Yap: a novel regulator of satellite cell fate with regenerative medicine potential

Stem cells are required to maintain and regenerate our organs. Stem cells are also a treatment option and could potentially be used to replace dead insulin-secreting cells in the pancreas of patients with diabetes. Another strategy is to develop drugs for example to stimulate the production of additional stem cells by the body itself. This could potentially be used to increase the number of stem cells in aged human muscle, where it is reduced roughly by half. The aim of the proposed project is to investigate for the first time a protein termed Yap in satellite cells which are the stem cells of our muscles. We hypothesize that Yap is important for controlling the number of muscle stem cells and their repair activity. To test our hypothesis we will either remove or overactivate Yap in muscle stem cells and then investigate how this affects the numbers and repair activity of muscle stem cells.
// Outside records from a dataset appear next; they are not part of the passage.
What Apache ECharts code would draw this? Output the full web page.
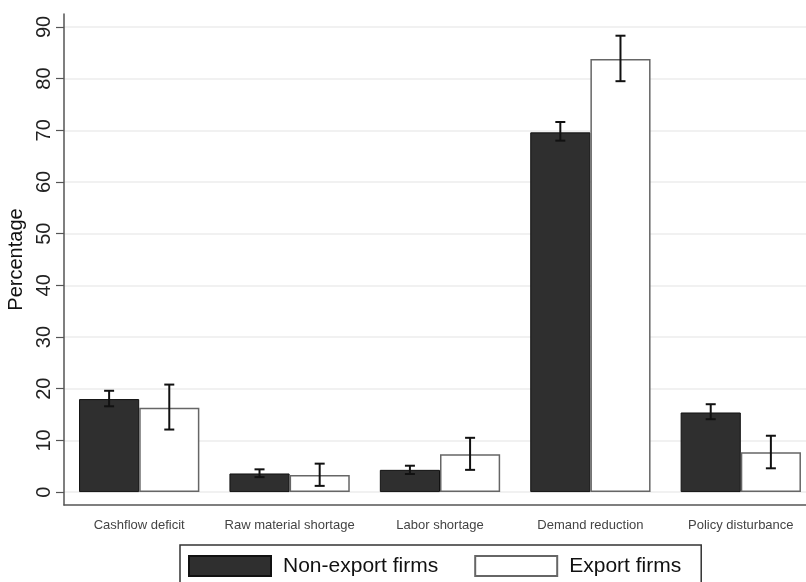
<!DOCTYPE html>
<html>
<head>
<meta charset="utf-8">
<script src="https://cdn.jsdelivr.net/npm/echarts@6/dist/echarts.min.js"></script>
<style>html,body{margin:0;padding:0;background:#fff}#c{width:806px;height:582px}</style>
</head>
<body>
<div id="c"></div>
<script>
const categories = ['Cashflow deficit', 'Raw material shortage', 'Labor shortage', 'Demand reduction', 'Policy disturbance'];
const nonExport = [18.0, 3.6, 4.3, 69.6, 15.4];
const nonExportLow = [16.6, 2.9, 3.5, 68.0, 14.1];
const nonExportHigh = [19.6, 4.4, 5.1, 71.6, 17.0];
const exportFirms = [16.3, 3.3, 7.3, 83.8, 7.7];
const exportLow = [12.1, 1.2, 4.3, 79.5, 4.6];
const exportHigh = [20.8, 5.5, 10.5, 88.3, 10.9];
const yTicks = [0, 10, 20, 30, 40, 50, 60, 70, 80, 90];

const FONT = '"Liberation Sans", Arial, Helvetica, sans-serif';

function errSeries(low, high, off) {
  return {
    type: 'custom',
    z: 5,
    silent: true,
    data: low.map((l, i) => [i, l, high[i]]),
    encode: { x: 0, y: [1, 2] },
    renderItem: function (params, api) {
      const i = api.value(0);
      const pH = api.coord([i, api.value(2)]);
      const pL = api.coord([i, api.value(1)]);
      const band = api.size([1, 0])[0];
      const x = pH[0] + off * band;
      const hw = 5;
      const st = { stroke: '#111', lineWidth: 2 };
      return {
        type: 'group',
        children: [
          { type: 'line', shape: { x1: x, y1: pH[1], x2: x, y2: pL[1] }, style: st },
          { type: 'line', shape: { x1: x - hw, y1: pH[1], x2: x + hw, y2: pH[1] }, style: st },
          { type: 'line', shape: { x1: x - hw, y1: pL[1], x2: x + hw, y2: pL[1] }, style: st }
        ]
      };
    }
  };
}

const chart = echarts.init(document.getElementById('c'), null, { renderer: 'canvas' });
chart.setOption({
  animation: false,
  backgroundColor: '#fff',
  textStyle: { fontFamily: FONT },
  grid: { left: 64, top: 14, bottom: 77, width: 752, containLabel: false, outerBoundsMode: 'none' },
  legend: {
    data: ['Non-export firms', 'Export firms'],
    left: 180, top: 545,
    padding: [10, 20, 20, 8],
    icon: 'rect',
    itemWidth: 82, itemHeight: 20, itemGap: 36,
    borderColor: '#333', borderWidth: 1.5, backgroundColor: '#fff',
    textStyle: { fontSize: 21, color: '#111', fontFamily: FONT, padding: [0, 0, 0, 7] }
  },
  xAxis: {
    type: 'category',
    data: categories,
    axisLine: { onZero: false, lineStyle: { color: '#555', width: 1.5 } },
    axisTick: { alignWithLabel: true, length: 8, lineStyle: { color: '#444', width: 1.5 } },
    axisLabel: { interval: 0, fontSize: 13, color: '#444', margin: 14, fontFamily: FONT },
    splitLine: { show: false }
  },
  yAxis: {
    type: 'value',
    min: -2.5, max: 92.5,
    name: 'Percentage',
    nameLocation: 'middle',
    nameGap: 32,
    nameTextStyle: { fontSize: 20, color: '#111', fontFamily: FONT },
    axisLine: { show: true, lineStyle: { color: '#555', width: 1.5 } },
    axisTick: { show: true, length: 8, customValues: yTicks, lineStyle: { color: '#555', width: 1.2 } },
    axisLabel: { customValues: yTicks, rotate: 90, fontSize: 20, color: '#222', margin: 10, fontFamily: FONT },
    splitLine: { show: true, lineStyle: { color: '#ececec', width: 1.5 } }
  },
  series: [
    {
      name: 'Non-export firms', type: 'bar', data: nonExport,
      barCategoryGap: '20%', barGap: '0%',
      itemStyle: { color: '#2f2f2f', borderColor: '#111', borderWidth: 1 }
    },
    {
      name: 'Export firms', type: 'bar', data: exportFirms,
      barCategoryGap: '20%', barGap: '0%',
      itemStyle: { color: '#ffffff', borderColor: '#666', borderWidth: 1.5 }
    },
    errSeries(nonExportLow, nonExportHigh, -0.2),
    errSeries(exportLow, exportHigh, 0.2)
  ]
});
</script>
</body>
</html>
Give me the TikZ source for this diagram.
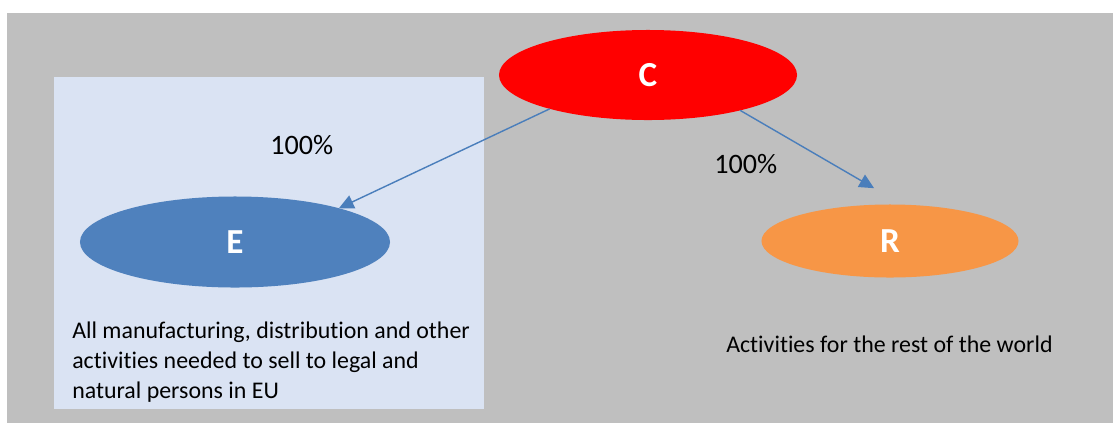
\documentclass[tikz,border=0pt]{standalone}
\usepackage{fontspec}
\setmainfont{Carlito}[Ligatures=NoCommon]
\usetikzlibrary{shapes.geometric, arrows.meta, positioning}
\definecolor{bggray}{RGB}{191,191,191}
\definecolor{paleblue}{RGB}{218,227,243}
\definecolor{eblue}{RGB}{79,129,189}
\definecolor{rorange}{RGB}{247,150,70}
\definecolor{linkblue}{RGB}{74,126,187}

\begin{document}
\begin{tikzpicture}[
  x=0.025cm, y=-0.025cm,
  blob/.style={ellipse, inner sep=0pt, outer sep=0pt, text=white,
               font=\fontsize{25}{30}\selectfont\bfseries},
  arrow/.style={-{Triangle[length=10.5pt, width=10pt]}, line width=1pt, color=linkblue},
  label/.style={anchor=base west, inner sep=0pt, font=\fontsize{20}{21}\selectfont},
  note/.style={anchor=base west, inner sep=0pt, font=\fontsize{17}{21}\selectfont}
]
\useasboundingbox (0,0) rectangle (1113,423);

% --- Background panels ---
\fill[bggray] (7,13) rectangle (1113,423);
\fill[paleblue] (54,77) rectangle (484,409);

% --- Entities ---
\node[blob, fill=red, minimum width=7.45cm, minimum height=2.25cm] (C) at (648,75) {C};
\node[blob, fill=eblue, minimum width=7.75cm, minimum height=2.275cm] (E) at (235,242) {E};
\node[blob, fill=rorange, minimum width=6.425cm, minimum height=1.825cm] (R) at (890,241) {R};

% --- Shares ---
\node[label] (pctE) at (270,154) {100\%};
\node[label] (pctR) at (714,173) {100\%};

% --- Descriptions ---
\node[note, align=left] (eutext) at (72,398) {All manufacturing, distribution and other\\activities needed to sell to legal and\\natural persons in EU};
\node[note] (rowtext) at (726,352) {Activities for the rest of the world};

% --- Arrows ---
\draw[arrow] (C.199) -- (E.18);
\draw[arrow, shorten >=0.82cm] (C.339) -- (R.71);

\end{tikzpicture}
\end{document}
We then aim to identify the parts on our chromosomes to which Yap binds to in order to investigate how Yap exerts its function in muscle stem cells. Taken together, these experiments will inform us whether Yap is a suitable drug target to modulate the numbers and repair activity of muscle stem cells. If it was then Yap-targetting treatments could be used in the management for example in regulating the behaviour of stem cells in patients with muscular dystrophy and in the elderly.

Satellite cells are somatic skeletal muscle stem cells. Recent experiments demonstrate that satellite cell grafts can be used to improve function in dystrophic muscles and ameliorate muscle ageing in rodents. Thus satellite cell based therapies are now a much more realistic strategy for the treatment of human disease and ageing than several years ago. Satellite cells could potentially also be targeted in situ for example to increase the decreased satellite cell numbers in sarcopenic muscle. Our preliminary data suggest that the Hippo pathway and its core member Yap are expressed in muscle cells including satellite cells. Our functional studies so far suggest that Yap can potentially be targeted to expand satellite cells or to manipulate asymmetric cell division. The aim of the proposed project is to study the function of Yap in satellite cells in vivo. To test whether Yap is required for satellite cell identity, activation and proliferation, we wish to breed a transgenic mouse with a switch that will allow us to knock out Yap selectively in satellite cells. We then wish to study whether postnatal growth, muscle regeneration after injury and muscle hypertrophy are affected as satellite cells play a key role in these processes. Next we plan to transplant transgenic satellite cells into mdx-nude recipient mice and then induce the overexpression of constitutively active hYAP1 S127A in the satellite cell grafts. This gold standard experiment of satellite cell biology will inform us whether Yap can be targeted to activate and/or expand satellite cells and whether Yap affects asymmetric cell division and thus the numbers of satellite cells that go on to differentiate or self-renew. We will also see how this affects the expression of dystrophin in the dystrophic recipients. Finally, we plan to use a method known as ChIP-Seq (i.e. chromatin immunoprecipitation followed by next generation sequencing) to identify binding sequence motifs to which Yap co-activated transcription factors bind in satellite cells and the genes that are directly regulated by Yap. This last experiment will give us insight into how Yap achieves its effects. This is not only important to understand the function of Yap in satellite cells but potentially also in other somatic stem cells, where Yap has already been identified as a key regulator. Taken together, these experiments will inform us about the function of Yap in satellite cells in vivo and about potential clinical applications.